Ces prétentions ne pourront donc qu'être écartées.

Sur la demande tendant à ce que monsieur [D] [Y] supporte les droits proportionnels

La demande de l'intimée tendant à ce que le montant des sommes retenues par l'huissier de justice, en cas d' exécution forcée, en application de l'article A 444-32 du code de commerce soit supportées par monsieur [D] [Y], ne saurait prospérer en ce que ces frais ne constituent pas des dépens mais sont compris dans les frais irrépétibles et en ce qu'aucune circonstance particulière ne permet de déroger à la répartition qui met à la charge du créancier le droit proportionnel.

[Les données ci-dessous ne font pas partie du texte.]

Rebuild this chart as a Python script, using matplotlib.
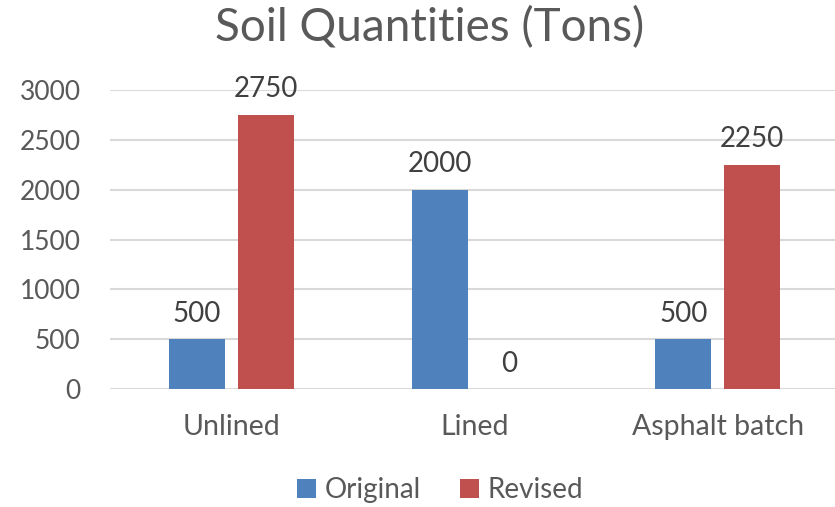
import numpy as np
import matplotlib.pyplot as plt

# chart data
categories = ['Unlined', 'Lined', 'Asphalt batch']
original = [500, 2000, 500]
revised = [2750, 0, 2250]
series_names = ['Original', 'Revised']
yticks = [0, 500, 1000, 1500, 2000, 2500, 3000]

blue = '#4F81BD'
red = '#C0504D'
txt = '#595959'

plt.rcParams['font.family'] = ['Lato', 'DejaVu Sans']

fig = plt.figure(figsize=(8.35, 5.07), dpi=100)
ax = fig.add_axes([0.1317, 0.2327, 0.8735, 0.5898])

x = np.arange(len(categories))
w = 0.23
off = 0.142
b1 = ax.bar(x - off, original, w, color=blue, label=series_names[0], zorder=3)
b2 = ax.bar(x + off, revised, w, color=red, label=series_names[1], zorder=3)

# value labels above bars
for bars in (b1, b2):
    for r in bars:
        ax.annotate(str(int(r.get_height())), (r.get_x() + r.get_width() / 2, r.get_height()),
                    xytext=(0, 9), textcoords='offset points', ha='center', va='bottom',
                    fontsize=20, color='#404040')

ax.set_xlim(-0.5, 2.5)
ax.set_ylim(0, 3000)
ax.set_yticks(yticks)
ax.set_xticks(x)
ax.set_xticklabels(categories)
ax.grid(axis='y', color='#d9d9d9', linewidth=1.5, zorder=0)
for s in ax.spines.values():
    s.set_visible(False)
ax.tick_params(axis='both', length=0, colors=txt)
ax.tick_params(axis='y', pad=21, labelsize=19)
ax.tick_params(axis='x', pad=18, labelsize=20.5)

fig.text(0.515, 0.945, 'Soil Quantities (Tons)', ha='center', va='center', fontsize=33, color=txt)
fig.legend(loc='center', bbox_to_anchor=(0.527, 0.033), ncol=2, frameon=False,
           fontsize=20, labelcolor=txt, handlelength=0.7, handleheight=0.7,
           handletextpad=0.3, columnspacing=1.4)

plt.savefig('out.png', dpi=100)
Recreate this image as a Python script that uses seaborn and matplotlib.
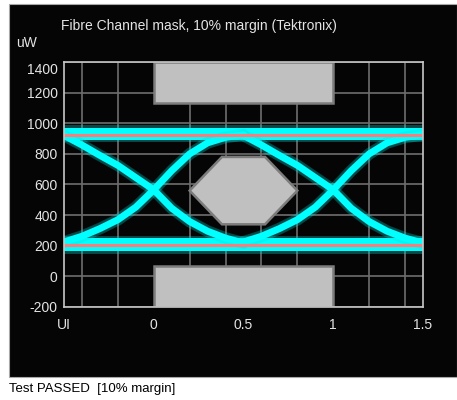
import numpy as np
import pandas as pd
import matplotlib
matplotlib.use('Agg')
import matplotlib.pyplot as plt
import matplotlib.transforms as mtransforms
from matplotlib.patches import Rectangle
import seaborn as sns

# eye traces: centre of each edge, one UI either side of a crossing (uW)
edge_x = [-0.5, -0.4, -0.3, -0.2, -0.1, 0.0, 0.1, 0.2, 0.3, 0.4, 0.5]
rise_y = [225, 262, 312, 370, 452, 565, 690, 800, 872, 908, 925]
fall_y = [920, 858, 790, 725, 645, 565, 445, 358, 295, 250, 218]
crossings = [0, 1]

# "1" / "0" level bands (dense core and sparse spread) and the red reference lines
high_band = [893, 972]
low_band = [165, 250]
high_spread = [875, 988]
low_spread = [148, 262]
ref_levels = [922, 205]

# Fibre Channel mask, 10% margin
top_mask_x = [0, 1, 1, 0]
top_mask_y = [1130, 1130, 1400, 1400]
bot_mask_x = [0, 1, 1, 0]
bot_mask_y = [-200, -200, 65, 65]
hex_x = [0.2, 0.38, 0.62, 0.8, 0.62, 0.38]
hex_y = [560, 780, 780, 560, 340, 340]

x_ticks = [-0.5, 0, 0.5, 1, 1.5]
x_labels = ['UI', '0', '0.5', '1', '1.5']
x_grid = [-0.4, -0.2, 0.0, 0.2, 0.4, 0.6, 0.8, 1.0, 1.2, 1.4]
y_ticks = [-200, 0, 200, 400, 600, 800, 1000, 1200, 1400]

rows = []
for c in crossings:
    for name, ys in [('rise', rise_y), ('fall', fall_y)]:
        for xx, yy in zip(edge_x, ys):
            rows.append({'x': c + xx, 'y': yy, 'trace': f'{name}{c}'})
traces = pd.DataFrame(rows)

sns.set_theme(style='dark')
plt.rcParams['font.family'] = ['Liberation Sans', 'DejaVu Sans']
plt.rcParams['axes.unicode_minus'] = False

fig = plt.figure(figsize=(4.57, 4.0), dpi=100, facecolor='white')
fig.patches.append(Rectangle((9 / 457, 23 / 400), 448 / 457, 373 / 400,
                             transform=fig.transFigure, facecolor='#050505',
                             edgecolor='#a8a8a8', lw=0.8, zorder=-10))

ax = fig.add_axes([64 / 457, 93 / 400, 359 / 457, 245 / 400])
ax.set_zorder(1)
ax.set_facecolor('#050505')

# level bands
ax.axhspan(*high_spread, color='#00e0e0', alpha=0.3, lw=0, zorder=2)
ax.axhspan(*low_spread, color='#00e0e0', alpha=0.3, lw=0, zorder=2)
ax.axhspan(*high_band, color='#00ffff', lw=0, zorder=2)
ax.axhspan(*low_band, color='#00ffff', lw=0, zorder=2)

# transitions
sns.lineplot(data=traces, x='x', y='y', units='trace', estimator=None, sort=False,
             color='#00e0e0', lw=8.5, alpha=0.3, ax=ax, legend=False, zorder=2)
sns.lineplot(data=traces, x='x', y='y', units='trace', estimator=None, sort=False,
             color='#00ffff', lw=5, ax=ax, legend=False, zorder=2)

# mask
for mx, my in [(top_mask_x, top_mask_y), (bot_mask_x, bot_mask_y), (hex_x, hex_y)]:
    ax.fill(mx, my, facecolor='#c0c0c0', edgecolor='#7c7c7c', lw=1.8, zorder=3)

for lvl in ref_levels:
    ax.axhline(lvl, color='#ff7b7b', lw=2.2, zorder=4)

ax.set_xlim(-0.5, 1.5)
ax.set_ylim(-200, 1400)
ax.set_xticks(x_ticks)
ax.set_xticklabels(x_labels)
ax.set_xticks(x_grid, minor=True)
ax.set_yticks(y_ticks)
ax.set_xlabel('')
ax.set_ylabel('')
ax.grid(False)
ax.grid(which='minor', axis='x', color='#6e6e6e', lw=1.2, zorder=1)
ax.grid(which='major', axis='y', color='#6e6e6e', lw=1.2, zorder=1)
ax.tick_params(axis='both', which='both', length=0, colors='#e4e4e4', labelsize=10)
ax.tick_params(axis='x', pad=8)
ax.tick_params(axis='y', pad=4.5)
for s in ax.spines.values():
    s.set_visible(True)
    s.set_color('#c8c8c8')
    s.set_linewidth(1.2)
    s.set_zorder(5)

# top y label sits below its gridline on the scope display
top_lbl = ax.get_yticklabels()[-1]
top_lbl.set_transform(top_lbl.get_transform() +
                      mtransforms.ScaledTranslation(0, -7 / 100, fig.dpi_scale_trans))

fig.text(61 / 457, 1 - 26 / 400, 'Fibre Channel mask, 10% margin (Tektronix)',
         color='#e4e4e4', fontsize=10, ha='left', va='center')
fig.text(16 / 457, 1 - 43 / 400, 'uW', color='#e4e4e4', fontsize=10,
         ha='left', va='center')
fig.text(9 / 457, 1 - 389 / 400, 'Test PASSED  [10% margin]', color='black',
         fontsize=9.5, ha='left', va='center')

fig.savefig('out.png', dpi=100, facecolor='white')
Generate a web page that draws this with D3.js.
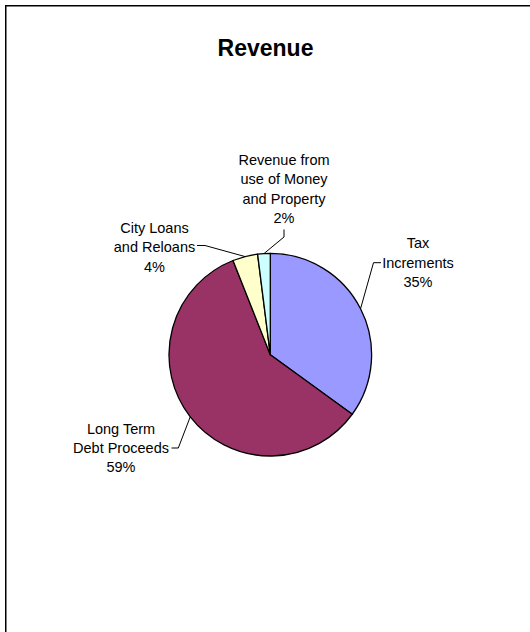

L'ordonnance entreprise sera donc confirmée de ce chef.

Sur l'article 700 du Code de procédure civile et les dépens

Monsieur [D] [Y], qui succombe au litige, supportera les dépens de première instance et d'appel. En outre, l'indemnité à laquelle elle a été condamnée en première instance au titre des frais irrépétibles sera confirmée, et, une indemnité supplémentaire de 2 000 € sera mise à sa charge au bénéfice de madame [N] [C], sur le fondement de l'article 700 du code de procédure civile, en considération de l'équité et de la situation économique respectives des parties.

PAR CES MOTIFS

La cour,

Confirme l'ordonnance entreprise en toutes ses dispositions,

Y ajoutant :

Dit n'y avoir lieu à référé sur les demandes de madame [N] [C] en paiement des sommes de 68,30 € et 5 664,45 € au titre du changement de serrure et remise en état de l'appartement,

Condamne monsieur [D] [Y] à payer à madame [N] [C] la somme de 2 000 euros sur le fondement de l'article 700 du code de procédure civile,

Déboute monsieur [D] [Y] de sa demande sur ce même fondement,

Condamne monsieur [D] [Y] au paiement des dépens, qui seront recouvrés conformément aux dispositions de l'article 699 du code de procédure civile.